Jones sank four straight free throws, and Gibson put back his own miss to push Evanston’s lead to 33-22. Gibson’s steal and a subsequent 3-point basket by Itchy Holden helped the visitors seize a 38-25 lead at halftime.
Zion-Benton whittled the lead down to 49-44 by the end of the third quarter, and drew to within 53-51 on an offensive rebound basket by Julian Ramirez. But after the Wildkits missed 3 straight shots, Jaheim Holden found Jones underneath for a lay-in and that’s when the winners began to march to the charity stripe.
Jones sank 10 straight free throws on the night and was 10-of-12 overall, while Gibson swished 6-of-7 tries. As a team, the Wildkits forced 29 turnovers against a Zion-Benton team they might face again in the Class 4A super-sectional.

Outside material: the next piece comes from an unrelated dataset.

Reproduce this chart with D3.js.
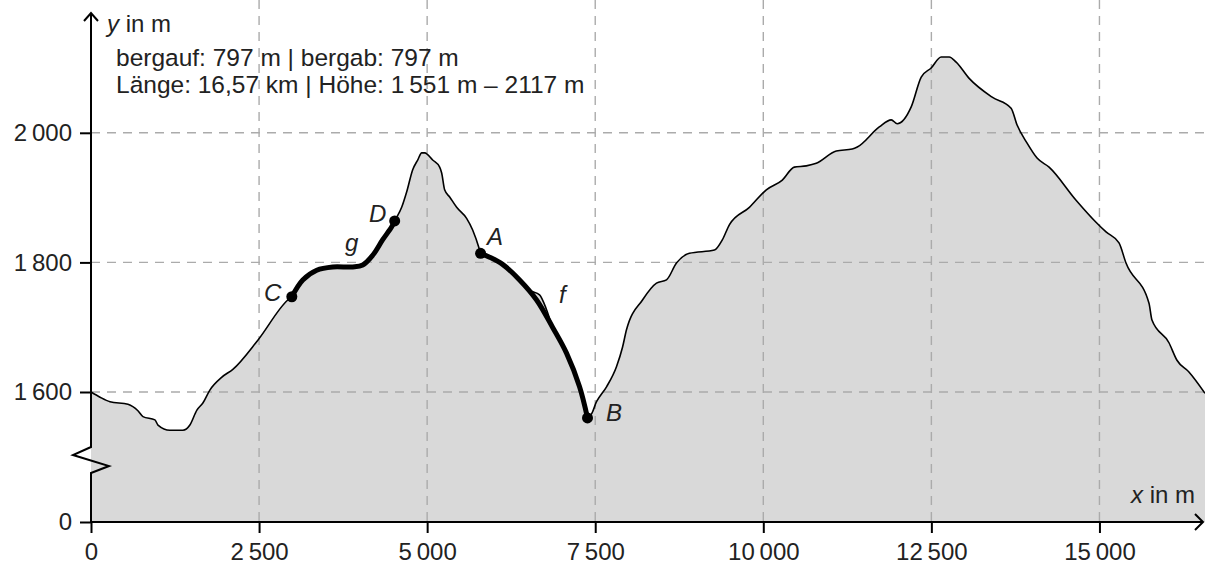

“Zion-Benton did a good job defensively, and they took us out of our rhythm,” Ellis said. “We haven’t been on the road in awhile this year (most of Evanston’s games have been played on neutral courts) and when you go into another team’s gym, you have to dial in and play as a unit like we did tonight. It’s so much more important to do that on the road.”
Tuesday’s victory marked the beginning of a stretch of potentially 9 games in 12 days for the Wildkits, who will open play at the King of the Bluegrass Holiday Classic in Fairdale (Ky.), a suburb of Louisville, at 6 p.m. Thursday against Brooklyn (N.Y.) South Shore. The New York team is ranked 71st in the country by MaxPreps, is coming off a state runnerup finish in Class AA last year, and is led by 6-foot-9 Isaiah Richards, a Florida International signee.
The tournament in Kentucky is set to conclude on Sunday, leaving ETHS a couple of days rest in between before they journey to the 76th annual Centralia Holiday Tournament in southern Illinois.
“If you said I could pick just one tournament to win, I honestly couldn’t say I’d pick either one,” Ellis confessed about the ambitious schedule. “The Kentucky tournament was a late addition for us and the schedule just fell into our laps. But I wanted to give all of our players a chance to be seen by the college coaches in that region of the country, to present them with as many opportunities to be seen as possible.
“With so many games we’ll want to use some of them as practices, to try to zero in on 2 or 3 things we want to do well in each game. At the end of those 9 games, whatever our record is, it is. We’ll see what areas we’ve improved in then.”